Donald Trump’s own rhetoric has made clear that “all options are on the table.” Vice-President Mike Pence declared: “This is no time for dialogue. It is time to end the Maduro regime.” And hawkish national-security adviser John Bolton articulated the ultimate U.S. goal: “It will make a big difference economically if we could have American oil companies invest in and produce the oil capabilities in Venezuela.”

That, in the end, is what this is all about. And Canada has made itself complicit.

For all the talk of “democracy promotion,” the democracy that the Canadian government is really focused on is its own, and the only thing it wants to promote is the Liberal party. This is a Canadian election year, after all, and following the gaffes in India, and amid tensions with the United States, China and Saudi Arabia, this is an opportunity for the Trudeau administration to burnish its image at home as a strong leader on the international stage while also finding a way to show the tariff-slapping Trump administration it’s a good friend that deserves a better deal.

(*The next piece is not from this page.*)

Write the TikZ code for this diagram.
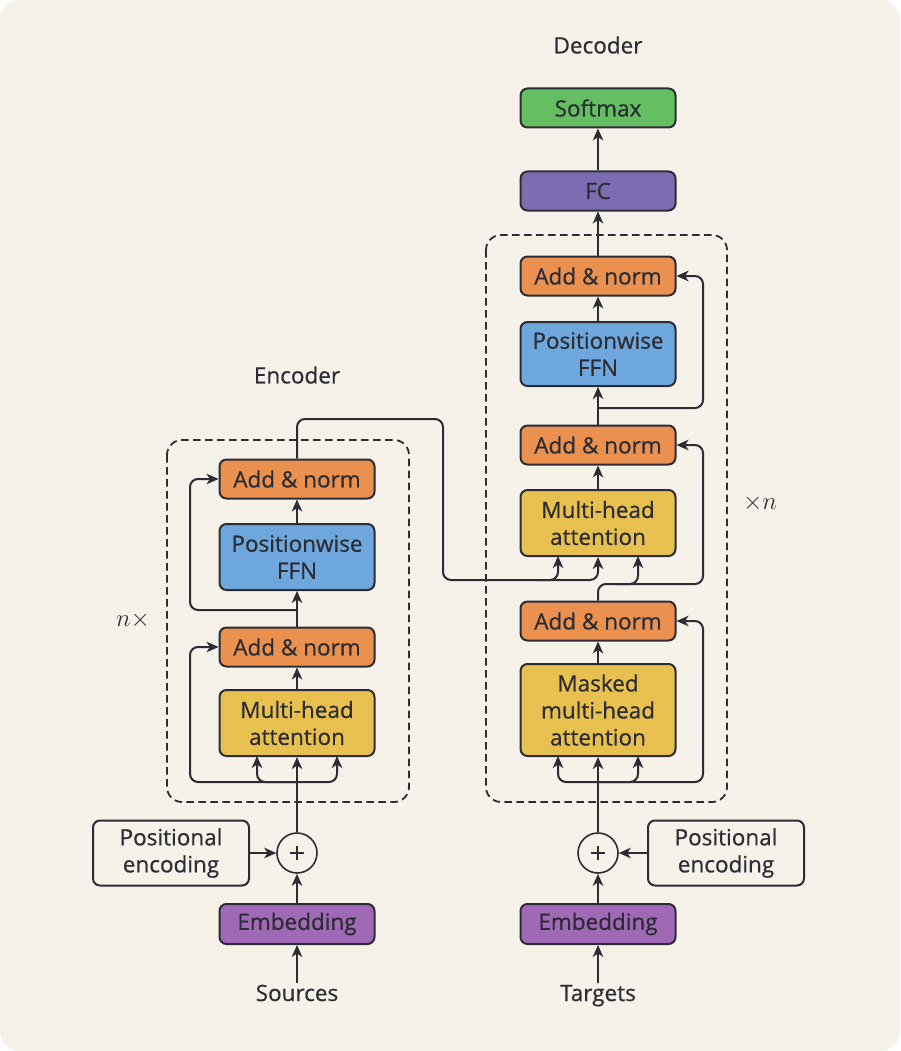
\documentclass[tikz,border=0pt]{standalone}
\usepackage{fontspec}
\setmainfont{Open Sans}[FakeBold=0.6]
\usetikzlibrary{arrows.meta,calc}
\definecolor{ink}{HTML}{2C2C34}
\definecolor{paper}{HTML}{F6F2EA}
\definecolor{addnorm}{HTML}{EB9150}
\definecolor{ffn}{HTML}{6DA7DC}
\definecolor{attn}{HTML}{E8C04F}
\definecolor{embed}{HTML}{A069B5}
\definecolor{fc}{HTML}{7B6DB0}
\definecolor{soft}{HTML}{66BE62}
\tikzset{
  blk/.style={draw=ink, line width=2pt, rounded corners=7pt, minimum width=155pt,
    minimum height=39pt, align=center, text=ink, inner sep=2pt,
    font=\fontsize{22.5}{27}\selectfont},
  tall/.style={blk, minimum height=66pt},
  plus/.style={draw=ink, line width=1.6pt, circle, minimum size=40pt, inner sep=0pt,
    fill=paper},
  lbl/.style={text=ink, font=\fontsize{22.5}{27}\selectfont},
  io/.style={lbl, text height=16pt, text depth=5pt, inner sep=2pt},
  arr/.style={draw=ink, line width=2pt, -{Stealth[length=12pt,width=10.5pt,inset=3.5pt]}},
  frame/.style={draw=ink, line width=1.8pt, dash pattern=on 7.5pt off 4.5pt, rounded corners=15pt},
}
\begin{document}
\begin{tikzpicture}[x=1pt,y=-1pt]
% page
\fill[white] (0,0) rectangle (900,1051);
\fill[paper, rounded corners=20pt] (0,0) rectangle (900,1051);
\useasboundingbox (0,0) rectangle (900,1051);

% ---------------- encoder ----------------
\draw[frame] (167,440) rectangle (409,802);
\node[lbl] (enclabel) at (297,375) {Encoder};
\node[lbl, font=\fontsize{24}{26}\selectfont] (encrep) at (133,620) {$n\times$};

\node[blk, fill=addnorm] (eadd2) at (297,479) {Add \& norm};
\node[tall, fill=ffn] (effn) at (297,557) {Positionwise\\FFN};
\node[blk, fill=addnorm] (eadd1) at (297,647) {Add \& norm};
\node[tall, fill=attn] (emha) at (297,723) {Multi-head\\attention};
\node[plus] (eplus) at (297,853) {};
\node[blk, fill=paper, minimum width=156pt, minimum height=65pt] (epos) at (171,853) {Positional\\encoding};
\node[blk, fill=embed, minimum height=40pt] (eemb) at (297,924) {Embedding};
\node[io, anchor=base] (esrc) at (297,1001) {Sources};

\coordinate (eb1) at (297,782);
\coordinate (el1) at (190,782);
\coordinate (eb2) at (297,610);
\coordinate (el2) at (190,610);
\coordinate (eq) at (257,756);
\coordinate (ek) at (337,756);

\draw[arr] (esrc) -- (eemb);
\draw[arr] (eemb) -- (eplus);
\draw[arr] (epos) -- (eplus);
\draw[arr] (eplus) -- (emha);
\draw[arr, rounded corners=8pt] (eb1) -| (eq);
\draw[arr, rounded corners=8pt] (eb1) -| (ek);
\draw[arr, rounded corners=8pt] (eb1) -- (el1) |- (eadd1.west);
\draw[arr] (emha) -- (eadd1);
\draw[arr] (eadd1) -- (effn);
\draw[arr, rounded corners=8pt] (eb2) -- (el2) |- (eadd2.west);
\draw[arr] (effn) -- (eadd2);
% plus sign
\draw[ink, line width=1.2pt] ($(eplus)+(-7,0)$) -- ($(eplus)+(7,0)$)
  ($(eplus)+(0,-7)$) -- ($(eplus)+(0,7)$);

% ---------------- decoder ----------------
\draw[frame] (486,235) rectangle (727,802);
\node[lbl] (declabel) at (598,45) {Decoder};
\node[lbl, font=\fontsize{24}{26}\selectfont] (decrep) at (760,503) {$\times n$};

\node[blk, fill=soft] (dsoft) at (598,108) {Softmax};
\node[blk, fill=fc] (dfc) at (598,191) {FC};
\node[blk, fill=addnorm] (dadd3) at (598,276) {Add \& norm};
\node[tall, fill=ffn, minimum height=64pt] (dffn) at (598,354) {Positionwise\\FFN};
\node[blk, fill=addnorm] (dadd2) at (598,445) {Add \& norm};
\node[tall, fill=attn] (dmha) at (598,523) {Multi-head\\attention};
\node[blk, fill=addnorm] (dadd1) at (598,621) {Add \& norm};
\node[blk, fill=attn, minimum height=92pt] (dmmha) at (598,710) {Masked\\multi-head\\attention};
\node[plus] (dplus) at (598,853) {};
\node[blk, fill=paper, minimum width=156pt, minimum height=65pt] (dpos) at (726,853) {Positional\\encoding};
\node[blk, fill=embed, minimum height=40pt] (demb) at (598,924) {Embedding};
\node[io, anchor=base] (dtgt) at (598,1001) {Targets};

\coordinate (db1) at (598,782);
\coordinate (dr1) at (703,782);
\coordinate (db2) at (598,584);
\coordinate (dr2) at (703,584);
\coordinate (db3) at (598,408);
\coordinate (dr3) at (703,408);
\coordinate (mq) at (558,756);
\coordinate (mk) at (638,756);
\coordinate (cq) at (638,556);
\coordinate (ck) at (558,556);
\coordinate (cbr) at (536,580);
\coordinate (cqs) at (616,584);

\draw[arr] (dtgt) -- (demb);
\draw[arr] (demb) -- (dplus);
\draw[arr] (dpos) -- (dplus);
\draw[arr] (dplus) -- (dmmha);
\draw[arr, rounded corners=8pt] (db1) -| (mq);
\draw[arr, rounded corners=8pt] (db1) -| (mk);
\draw[arr, rounded corners=8pt] (db1) -- (dr1) |- (dadd1.east);
\draw[arr] (dmmha) -- (dadd1);
\draw[arr, rounded corners=8pt] (dadd1.north) -- (db2) -- (dr2) |- (dadd2.east);
\draw[arr, rounded corners=8pt] (cqs) -| (cq);
\draw[arr] (dmha) -- (dadd2);
\draw[arr] (dadd2) -- (dffn);
\draw[arr, rounded corners=8pt] (db3) -- (dr3) |- (dadd3.east);
\draw[arr] (dffn) -- (dadd3);
\draw[arr] (dadd3) -- (dfc);
\draw[arr] (dfc) -- (dsoft);
\draw[ink, line width=1.2pt] ($(dplus)+(-7,0)$) -- ($(dplus)+(7,0)$)
  ($(dplus)+(0,-7)$) -- ($(dplus)+(0,7)$);

% encoder output into the cross attention
\coordinate (eo1) at (297,419);
\coordinate (eo2) at (443,419);
\coordinate (eo3) at (443,580);
\coordinate (eo4) at (598,580);
\draw[arr, rounded corners=8pt] (eadd2.north) -- (eo1) -- (eo2) -- (eo3) -- (eo4) -- (dmha.south);
\draw[arr, rounded corners=8pt] (cbr) -| (ck);
\end{tikzpicture}
\end{document}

We are right to be concerned about the crisis in Venezuela. But we cannot venture beyond diplomacy to interfere in Venezuela’s internal affairs by endorsing the leadership of an untried young politician. We cannot, whether out of naiveté or something worse, help pave the way for U.S. companies to more easily take over the country with the largest oil reserves in the world, lest Venezuela follow in the tradition of interventions in Libya and Iraq, where “human rights” and “democracy” were also the rallying cry. We cannot ignore that there are better ways to avoid catastrophe in Venezuela, such as the negotiation of a “made-in-Venezuela” solution with countries such as Mexico and Uruguay, with mediation by Pope Francis and a key role for the UN Security Council.

That’s not the kind of leadership Canadians are expecting. And it’s the kind of leading role that will lead us nowhere good.